• _Data segment_
>> Start
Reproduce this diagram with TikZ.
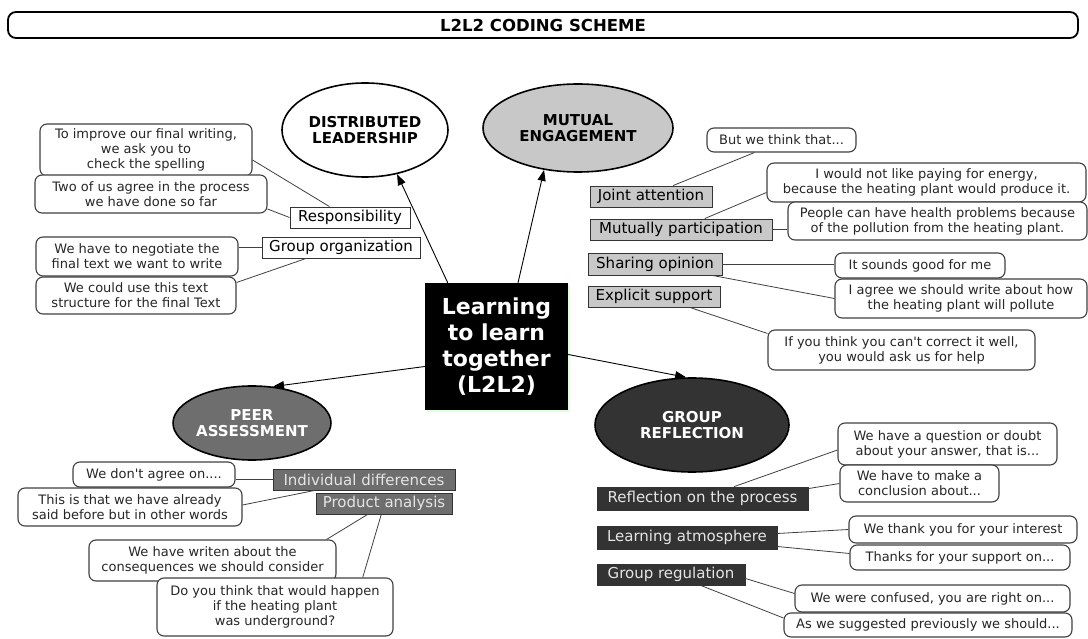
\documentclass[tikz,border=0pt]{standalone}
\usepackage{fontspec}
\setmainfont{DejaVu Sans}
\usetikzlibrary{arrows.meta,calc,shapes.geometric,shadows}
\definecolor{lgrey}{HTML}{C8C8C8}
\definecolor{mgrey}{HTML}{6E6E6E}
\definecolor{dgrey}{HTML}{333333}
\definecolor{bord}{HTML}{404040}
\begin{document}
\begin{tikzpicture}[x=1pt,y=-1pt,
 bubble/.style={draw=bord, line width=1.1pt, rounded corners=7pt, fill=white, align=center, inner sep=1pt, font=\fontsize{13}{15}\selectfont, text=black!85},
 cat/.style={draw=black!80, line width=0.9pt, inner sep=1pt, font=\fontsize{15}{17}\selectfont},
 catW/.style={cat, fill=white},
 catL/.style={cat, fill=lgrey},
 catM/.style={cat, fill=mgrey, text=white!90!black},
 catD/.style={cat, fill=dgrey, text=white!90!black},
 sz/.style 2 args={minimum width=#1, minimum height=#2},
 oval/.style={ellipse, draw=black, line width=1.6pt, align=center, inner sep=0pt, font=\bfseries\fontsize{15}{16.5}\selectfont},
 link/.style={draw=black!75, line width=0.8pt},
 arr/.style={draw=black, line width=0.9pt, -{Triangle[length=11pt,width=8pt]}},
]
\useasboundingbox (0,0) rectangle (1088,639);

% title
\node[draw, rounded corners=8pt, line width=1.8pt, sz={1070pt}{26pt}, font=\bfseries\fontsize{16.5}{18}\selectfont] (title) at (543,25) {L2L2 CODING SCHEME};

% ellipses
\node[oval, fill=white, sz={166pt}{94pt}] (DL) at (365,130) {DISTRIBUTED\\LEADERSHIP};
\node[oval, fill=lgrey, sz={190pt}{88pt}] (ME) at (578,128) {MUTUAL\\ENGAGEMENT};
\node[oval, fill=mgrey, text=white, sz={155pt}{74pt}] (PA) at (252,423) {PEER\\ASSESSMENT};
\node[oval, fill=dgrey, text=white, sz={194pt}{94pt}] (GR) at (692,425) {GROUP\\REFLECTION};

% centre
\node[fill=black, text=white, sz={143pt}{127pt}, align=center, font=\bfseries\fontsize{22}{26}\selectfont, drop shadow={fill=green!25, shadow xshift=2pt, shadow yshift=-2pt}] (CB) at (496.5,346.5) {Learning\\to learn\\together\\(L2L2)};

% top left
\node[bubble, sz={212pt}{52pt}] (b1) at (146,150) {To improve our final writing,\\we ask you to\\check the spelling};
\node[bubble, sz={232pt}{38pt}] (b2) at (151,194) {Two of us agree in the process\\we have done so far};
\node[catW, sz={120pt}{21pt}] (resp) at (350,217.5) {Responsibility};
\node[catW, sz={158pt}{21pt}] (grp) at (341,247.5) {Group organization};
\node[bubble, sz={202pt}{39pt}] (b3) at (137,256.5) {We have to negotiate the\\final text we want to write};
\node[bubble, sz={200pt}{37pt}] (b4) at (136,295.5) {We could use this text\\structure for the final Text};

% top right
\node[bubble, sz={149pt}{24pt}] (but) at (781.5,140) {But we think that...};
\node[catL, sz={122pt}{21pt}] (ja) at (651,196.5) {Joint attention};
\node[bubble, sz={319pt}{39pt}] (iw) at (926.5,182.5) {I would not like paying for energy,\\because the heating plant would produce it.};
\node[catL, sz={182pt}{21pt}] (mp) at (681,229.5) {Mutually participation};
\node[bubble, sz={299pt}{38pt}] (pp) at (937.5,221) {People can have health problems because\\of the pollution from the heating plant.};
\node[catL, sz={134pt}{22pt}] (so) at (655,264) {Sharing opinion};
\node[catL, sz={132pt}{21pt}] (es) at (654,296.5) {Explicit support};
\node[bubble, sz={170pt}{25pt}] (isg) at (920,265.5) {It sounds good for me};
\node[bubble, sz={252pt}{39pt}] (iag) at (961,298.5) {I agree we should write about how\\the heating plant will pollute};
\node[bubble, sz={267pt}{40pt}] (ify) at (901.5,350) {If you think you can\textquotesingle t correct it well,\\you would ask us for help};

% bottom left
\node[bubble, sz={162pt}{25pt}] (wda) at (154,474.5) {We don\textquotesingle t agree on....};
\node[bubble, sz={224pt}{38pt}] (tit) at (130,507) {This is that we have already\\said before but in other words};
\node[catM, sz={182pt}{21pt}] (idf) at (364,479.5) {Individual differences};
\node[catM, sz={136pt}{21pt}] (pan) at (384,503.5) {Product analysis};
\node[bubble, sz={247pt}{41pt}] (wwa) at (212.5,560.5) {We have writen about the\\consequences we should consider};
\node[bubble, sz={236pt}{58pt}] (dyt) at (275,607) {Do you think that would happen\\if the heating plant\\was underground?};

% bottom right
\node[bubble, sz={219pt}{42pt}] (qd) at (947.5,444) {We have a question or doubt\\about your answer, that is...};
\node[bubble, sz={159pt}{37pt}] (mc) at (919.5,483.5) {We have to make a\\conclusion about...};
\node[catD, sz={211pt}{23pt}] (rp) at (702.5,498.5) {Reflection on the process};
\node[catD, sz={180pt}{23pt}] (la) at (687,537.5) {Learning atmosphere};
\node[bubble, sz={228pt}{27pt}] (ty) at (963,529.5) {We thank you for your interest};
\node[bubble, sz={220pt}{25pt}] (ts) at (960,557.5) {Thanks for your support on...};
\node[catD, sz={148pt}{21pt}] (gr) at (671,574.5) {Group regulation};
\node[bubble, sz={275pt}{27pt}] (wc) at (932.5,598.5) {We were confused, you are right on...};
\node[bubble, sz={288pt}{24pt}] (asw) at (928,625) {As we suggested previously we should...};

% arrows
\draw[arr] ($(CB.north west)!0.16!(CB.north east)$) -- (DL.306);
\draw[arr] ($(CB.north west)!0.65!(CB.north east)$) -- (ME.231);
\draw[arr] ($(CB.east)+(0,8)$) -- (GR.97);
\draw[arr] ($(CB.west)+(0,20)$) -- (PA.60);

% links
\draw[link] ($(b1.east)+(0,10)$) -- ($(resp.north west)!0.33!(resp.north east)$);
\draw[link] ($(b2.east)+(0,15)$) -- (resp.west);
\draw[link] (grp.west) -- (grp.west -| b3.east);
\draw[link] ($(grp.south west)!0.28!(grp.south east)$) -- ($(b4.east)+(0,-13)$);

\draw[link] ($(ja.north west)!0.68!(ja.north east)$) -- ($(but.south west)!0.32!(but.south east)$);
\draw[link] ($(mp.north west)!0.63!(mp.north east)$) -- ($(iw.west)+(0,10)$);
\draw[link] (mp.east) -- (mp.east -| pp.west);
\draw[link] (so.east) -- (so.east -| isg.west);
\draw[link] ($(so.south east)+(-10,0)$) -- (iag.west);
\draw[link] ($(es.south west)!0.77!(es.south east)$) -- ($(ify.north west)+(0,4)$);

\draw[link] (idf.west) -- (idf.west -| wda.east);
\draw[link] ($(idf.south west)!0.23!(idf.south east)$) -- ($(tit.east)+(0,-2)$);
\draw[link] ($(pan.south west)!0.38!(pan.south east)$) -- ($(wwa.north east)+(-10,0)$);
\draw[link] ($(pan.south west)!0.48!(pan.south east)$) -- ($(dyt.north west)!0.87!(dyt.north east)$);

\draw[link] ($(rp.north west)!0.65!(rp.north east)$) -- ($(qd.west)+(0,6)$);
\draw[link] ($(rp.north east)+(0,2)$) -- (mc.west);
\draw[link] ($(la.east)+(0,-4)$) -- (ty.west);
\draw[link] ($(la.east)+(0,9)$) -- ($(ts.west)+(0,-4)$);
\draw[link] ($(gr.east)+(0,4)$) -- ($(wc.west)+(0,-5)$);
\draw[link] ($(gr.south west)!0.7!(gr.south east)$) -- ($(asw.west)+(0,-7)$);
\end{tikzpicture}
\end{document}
>> End
• _What the task requires_
Repeat the lines above, starting at the first and stopping after the line that holds "(GR) at (692,425)", with the pictures left out.

• _Written response_
Reproduce this diagram with TikZ.
\documentclass[tikz,border=0pt]{standalone}
\usepackage{fontspec}
\setmainfont{DejaVu Sans}
\usetikzlibrary{arrows.meta,calc,shapes.geometric,shadows}
\definecolor{lgrey}{HTML}{C8C8C8}
\definecolor{mgrey}{HTML}{6E6E6E}
\definecolor{dgrey}{HTML}{333333}
\definecolor{bord}{HTML}{404040}
\begin{document}
\begin{tikzpicture}[x=1pt,y=-1pt,
 bubble/.style={draw=bord, line width=1.1pt, rounded corners=7pt, fill=white, align=center, inner sep=1pt, font=\fontsize{13}{15}\selectfont, text=black!85},
 cat/.style={draw=black!80, line width=0.9pt, inner sep=1pt, font=\fontsize{15}{17}\selectfont},
 catW/.style={cat, fill=white},
 catL/.style={cat, fill=lgrey},
 catM/.style={cat, fill=mgrey, text=white!90!black},
 catD/.style={cat, fill=dgrey, text=white!90!black},
 sz/.style 2 args={minimum width=#1, minimum height=#2},
 oval/.style={ellipse, draw=black, line width=1.6pt, align=center, inner sep=0pt, font=\bfseries\fontsize{15}{16.5}\selectfont},
 link/.style={draw=black!75, line width=0.8pt},
 arr/.style={draw=black, line width=0.9pt, -{Triangle[length=11pt,width=8pt]}},
]
\useasboundingbox (0,0) rectangle (1088,639);

% title
\node[draw, rounded corners=8pt, line width=1.8pt, sz={1070pt}{26pt}, font=\bfseries\fontsize{16.5}{18}\selectfont] (title) at (543,25) {L2L2 CODING SCHEME};

% ellipses
\node[oval, fill=white, sz={166pt}{94pt}] (DL) at (365,130) {DISTRIBUTED\\LEADERSHIP};
\node[oval, fill=lgrey, sz={190pt}{88pt}] (ME) at (578,128) {MUTUAL\\ENGAGEMENT};
\node[oval, fill=mgrey, text=white, sz={155pt}{74pt}] (PA) at (252,423) {PEER\\ASSESSMENT};
\node[oval, fill=dgrey, text=white, sz={194pt}{94pt}] (GR) at (692,425) {GROUP\\REFLECTION};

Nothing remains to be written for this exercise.